One of the world's great archaeology museums, hiding in plain sight in West Philly.

🏛️ Sights & Landmarks🎭 Arts & Entertainment
👨‍👩‍👧 Family-friendly🎭 Cultural🗺 Off the beaten path

The Penn Museum — formally the University of Pennsylvania Museum of Archaeology and Anthropology — is one of the oldest and most significant archaeology museums in the United States. Founded in 1887 and housed in a gorgeous Mediterranean Revival building on Penn's campus, it holds nearly a million objects collected from excavations across Egypt, Mesopotamia, the ancient Near East, the Americas, Asia, and Africa. This is a serious research institution with serious collections: not a replica in sight, just the real thing, accumulated over more than a century of fieldwork.

The experience rewards slow looking. The Egyptian galleries hold a 3,000-year-old sphinx — one of the largest in the Western Hemisphere — that was once displayed at the 1876 Centennial Exposition. The Mesopotamian galleries feature artifacts from the Royal Cemetery of Ur, excavated by Leonard Woolley in the 1920s, including gold headdresses and lyres of extraordinary craftsmanship. The museum also has strong collections from ancient Greece and Rome, sub-Saharan Africa, and Indigenous North America. The rotunda, modeled on the Pantheon in Rome, is spectacular on its own terms.

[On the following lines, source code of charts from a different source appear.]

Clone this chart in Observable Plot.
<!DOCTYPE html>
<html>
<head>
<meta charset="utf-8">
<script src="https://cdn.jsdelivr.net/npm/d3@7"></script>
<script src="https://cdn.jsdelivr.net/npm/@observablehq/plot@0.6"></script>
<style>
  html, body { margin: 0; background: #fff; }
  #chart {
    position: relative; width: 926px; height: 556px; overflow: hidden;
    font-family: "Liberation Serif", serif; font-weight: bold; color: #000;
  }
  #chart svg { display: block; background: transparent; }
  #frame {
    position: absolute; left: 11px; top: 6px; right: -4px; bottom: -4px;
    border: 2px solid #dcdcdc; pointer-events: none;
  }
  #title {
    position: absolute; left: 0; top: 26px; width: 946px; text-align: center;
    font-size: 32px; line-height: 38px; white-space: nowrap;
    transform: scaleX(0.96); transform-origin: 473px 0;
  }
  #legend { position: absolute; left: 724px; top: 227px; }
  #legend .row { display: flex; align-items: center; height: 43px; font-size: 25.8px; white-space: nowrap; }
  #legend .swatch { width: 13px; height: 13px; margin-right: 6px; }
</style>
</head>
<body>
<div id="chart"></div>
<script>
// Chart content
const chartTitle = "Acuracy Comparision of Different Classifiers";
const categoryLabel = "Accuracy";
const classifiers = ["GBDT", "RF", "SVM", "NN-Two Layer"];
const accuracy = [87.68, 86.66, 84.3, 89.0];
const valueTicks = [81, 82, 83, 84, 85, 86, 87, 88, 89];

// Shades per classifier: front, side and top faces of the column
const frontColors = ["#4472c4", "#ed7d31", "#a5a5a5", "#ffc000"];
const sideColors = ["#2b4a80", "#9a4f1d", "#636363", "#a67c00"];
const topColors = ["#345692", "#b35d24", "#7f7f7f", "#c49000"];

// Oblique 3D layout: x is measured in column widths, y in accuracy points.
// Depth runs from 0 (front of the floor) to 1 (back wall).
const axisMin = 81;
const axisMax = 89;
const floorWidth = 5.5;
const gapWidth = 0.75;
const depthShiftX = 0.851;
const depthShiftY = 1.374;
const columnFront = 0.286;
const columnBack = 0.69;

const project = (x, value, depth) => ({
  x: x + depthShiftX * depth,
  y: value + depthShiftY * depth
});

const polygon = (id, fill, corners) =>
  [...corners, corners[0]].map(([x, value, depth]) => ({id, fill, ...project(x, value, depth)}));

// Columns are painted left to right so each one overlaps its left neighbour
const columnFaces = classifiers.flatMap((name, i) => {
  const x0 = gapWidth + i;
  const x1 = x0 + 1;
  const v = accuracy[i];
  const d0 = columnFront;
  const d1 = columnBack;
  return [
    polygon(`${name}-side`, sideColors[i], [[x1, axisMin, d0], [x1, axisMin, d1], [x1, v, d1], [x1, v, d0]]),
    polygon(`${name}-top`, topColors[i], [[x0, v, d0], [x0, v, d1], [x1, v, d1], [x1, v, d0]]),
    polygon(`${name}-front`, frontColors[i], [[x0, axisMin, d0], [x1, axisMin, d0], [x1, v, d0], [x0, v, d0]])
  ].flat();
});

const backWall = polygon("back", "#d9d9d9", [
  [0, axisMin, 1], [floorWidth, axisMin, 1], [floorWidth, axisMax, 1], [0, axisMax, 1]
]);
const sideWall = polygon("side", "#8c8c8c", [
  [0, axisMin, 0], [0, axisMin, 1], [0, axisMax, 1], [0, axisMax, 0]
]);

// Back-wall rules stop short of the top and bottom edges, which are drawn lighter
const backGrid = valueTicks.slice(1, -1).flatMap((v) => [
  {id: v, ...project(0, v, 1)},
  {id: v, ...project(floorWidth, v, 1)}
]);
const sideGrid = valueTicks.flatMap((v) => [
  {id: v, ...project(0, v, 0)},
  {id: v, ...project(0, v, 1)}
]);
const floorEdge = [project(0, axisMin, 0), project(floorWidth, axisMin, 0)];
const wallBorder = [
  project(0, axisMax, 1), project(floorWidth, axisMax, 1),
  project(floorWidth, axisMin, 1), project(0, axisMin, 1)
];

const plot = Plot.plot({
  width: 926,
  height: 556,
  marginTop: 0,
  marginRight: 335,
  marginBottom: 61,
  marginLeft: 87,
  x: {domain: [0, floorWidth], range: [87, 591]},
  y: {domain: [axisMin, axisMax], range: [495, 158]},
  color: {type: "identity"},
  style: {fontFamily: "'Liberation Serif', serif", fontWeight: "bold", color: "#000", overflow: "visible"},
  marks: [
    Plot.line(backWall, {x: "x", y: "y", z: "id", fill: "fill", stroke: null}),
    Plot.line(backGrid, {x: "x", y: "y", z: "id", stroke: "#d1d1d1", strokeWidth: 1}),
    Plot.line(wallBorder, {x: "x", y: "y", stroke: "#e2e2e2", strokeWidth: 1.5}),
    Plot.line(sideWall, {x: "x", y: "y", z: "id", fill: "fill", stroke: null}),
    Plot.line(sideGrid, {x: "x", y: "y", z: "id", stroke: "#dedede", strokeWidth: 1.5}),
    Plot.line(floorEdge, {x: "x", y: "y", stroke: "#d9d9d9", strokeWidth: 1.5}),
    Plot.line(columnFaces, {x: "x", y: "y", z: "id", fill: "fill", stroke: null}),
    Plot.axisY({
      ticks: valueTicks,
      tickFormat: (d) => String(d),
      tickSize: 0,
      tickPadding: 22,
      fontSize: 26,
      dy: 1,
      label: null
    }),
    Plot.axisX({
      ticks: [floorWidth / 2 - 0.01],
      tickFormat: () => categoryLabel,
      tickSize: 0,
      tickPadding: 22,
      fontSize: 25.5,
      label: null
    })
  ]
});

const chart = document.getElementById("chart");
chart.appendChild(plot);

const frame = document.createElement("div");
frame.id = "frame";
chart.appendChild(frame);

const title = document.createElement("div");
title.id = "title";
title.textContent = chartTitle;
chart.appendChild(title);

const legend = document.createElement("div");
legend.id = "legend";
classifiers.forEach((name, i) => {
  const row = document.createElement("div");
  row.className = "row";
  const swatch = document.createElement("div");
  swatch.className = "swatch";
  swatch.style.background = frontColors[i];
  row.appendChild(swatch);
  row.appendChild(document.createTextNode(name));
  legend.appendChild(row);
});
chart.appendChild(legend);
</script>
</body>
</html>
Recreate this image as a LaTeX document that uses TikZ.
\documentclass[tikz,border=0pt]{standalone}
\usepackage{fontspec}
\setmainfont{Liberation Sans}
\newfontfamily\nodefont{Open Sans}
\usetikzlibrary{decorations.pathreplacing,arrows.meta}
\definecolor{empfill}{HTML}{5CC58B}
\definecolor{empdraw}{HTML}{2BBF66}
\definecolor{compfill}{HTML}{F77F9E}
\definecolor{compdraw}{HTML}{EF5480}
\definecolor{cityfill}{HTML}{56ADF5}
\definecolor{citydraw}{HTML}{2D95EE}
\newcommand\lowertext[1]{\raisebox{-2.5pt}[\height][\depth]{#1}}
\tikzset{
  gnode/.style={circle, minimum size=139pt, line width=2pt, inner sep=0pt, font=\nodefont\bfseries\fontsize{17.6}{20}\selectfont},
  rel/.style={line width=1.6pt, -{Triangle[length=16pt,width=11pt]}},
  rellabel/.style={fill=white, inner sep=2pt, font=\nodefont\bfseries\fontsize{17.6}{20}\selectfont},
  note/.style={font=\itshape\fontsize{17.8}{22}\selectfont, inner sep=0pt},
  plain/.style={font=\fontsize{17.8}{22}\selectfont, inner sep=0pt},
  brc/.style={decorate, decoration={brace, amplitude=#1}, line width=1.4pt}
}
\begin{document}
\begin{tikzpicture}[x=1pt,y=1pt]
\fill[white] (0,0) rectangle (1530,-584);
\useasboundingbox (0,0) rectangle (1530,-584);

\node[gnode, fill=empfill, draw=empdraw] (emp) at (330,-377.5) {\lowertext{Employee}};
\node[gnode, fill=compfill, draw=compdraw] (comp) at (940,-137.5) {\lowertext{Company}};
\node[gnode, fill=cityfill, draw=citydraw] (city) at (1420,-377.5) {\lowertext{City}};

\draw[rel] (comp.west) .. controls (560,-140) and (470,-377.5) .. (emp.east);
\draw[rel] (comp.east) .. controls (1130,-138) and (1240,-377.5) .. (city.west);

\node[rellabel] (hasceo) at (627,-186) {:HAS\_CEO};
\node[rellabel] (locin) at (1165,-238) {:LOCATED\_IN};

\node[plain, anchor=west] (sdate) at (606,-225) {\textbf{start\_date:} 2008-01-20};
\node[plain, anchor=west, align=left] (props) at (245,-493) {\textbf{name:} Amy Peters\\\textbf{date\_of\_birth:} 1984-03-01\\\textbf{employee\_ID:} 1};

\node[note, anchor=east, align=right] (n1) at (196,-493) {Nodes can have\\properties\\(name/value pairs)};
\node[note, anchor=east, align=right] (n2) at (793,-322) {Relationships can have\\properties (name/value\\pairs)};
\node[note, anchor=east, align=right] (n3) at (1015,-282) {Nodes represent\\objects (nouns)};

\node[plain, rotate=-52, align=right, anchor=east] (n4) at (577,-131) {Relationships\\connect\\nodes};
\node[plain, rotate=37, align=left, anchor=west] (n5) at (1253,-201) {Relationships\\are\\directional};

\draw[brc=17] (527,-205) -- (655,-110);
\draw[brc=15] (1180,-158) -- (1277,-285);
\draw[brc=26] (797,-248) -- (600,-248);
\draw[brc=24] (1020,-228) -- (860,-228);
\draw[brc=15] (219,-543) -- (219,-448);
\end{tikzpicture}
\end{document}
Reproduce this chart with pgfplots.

The Penn Museum sits at the corner of 33rd and South Street in University City, right on the edge of Penn's campus. It's walkable from 34th Street Station on the Market-Frankford Line and from 30th Street Station. Crowds are generally light compared to what you'd find at a comparable collection in New York or Washington — which is honestly baffling, but great news for you. Admission is reasonably priced, and Penn students and Penn affiliates get in free. Give yourself at least two to three hours; serious visitors will want half a day.

Local Tips

  1. 1

    Don't skip the basement-level Artifact Lab, where conservators work on Egyptian mummies and objects in a fully visible, glass-walled lab — it's one of the most unusual and compelling spaces in any museum in the city.

  2. 2

    The museum café is a decent option for lunch, and the on-site shop has genuinely good reproductions and books — not the usual tourist-trap gift store fare.

  3. 3

    Penn students get free admission, but the museum is also free for all visitors on Sunday mornings (verify current details on arrival, as policies occasionally change).

  4. 4

    Parking is limited and the neighborhood streets fill up quickly — take the Market-Frankford Line to 34th Street or come on foot from 30th Street Station rather than driving.

Why Visit

01

Home to one of the largest Egyptian sphinxes in the Western Hemisphere and treasures from the Royal Cemetery of Ur — real objects, not reproductions.

02

World-class collections spanning ancient Egypt, Mesopotamia, Greece, the Americas, and Africa, all under one surprisingly uncrowded roof.

03

The building itself is worth the trip — a grand Mediterranean Revival rotunda modeled on the Pantheon, with beautiful galleries built for serious scholarship.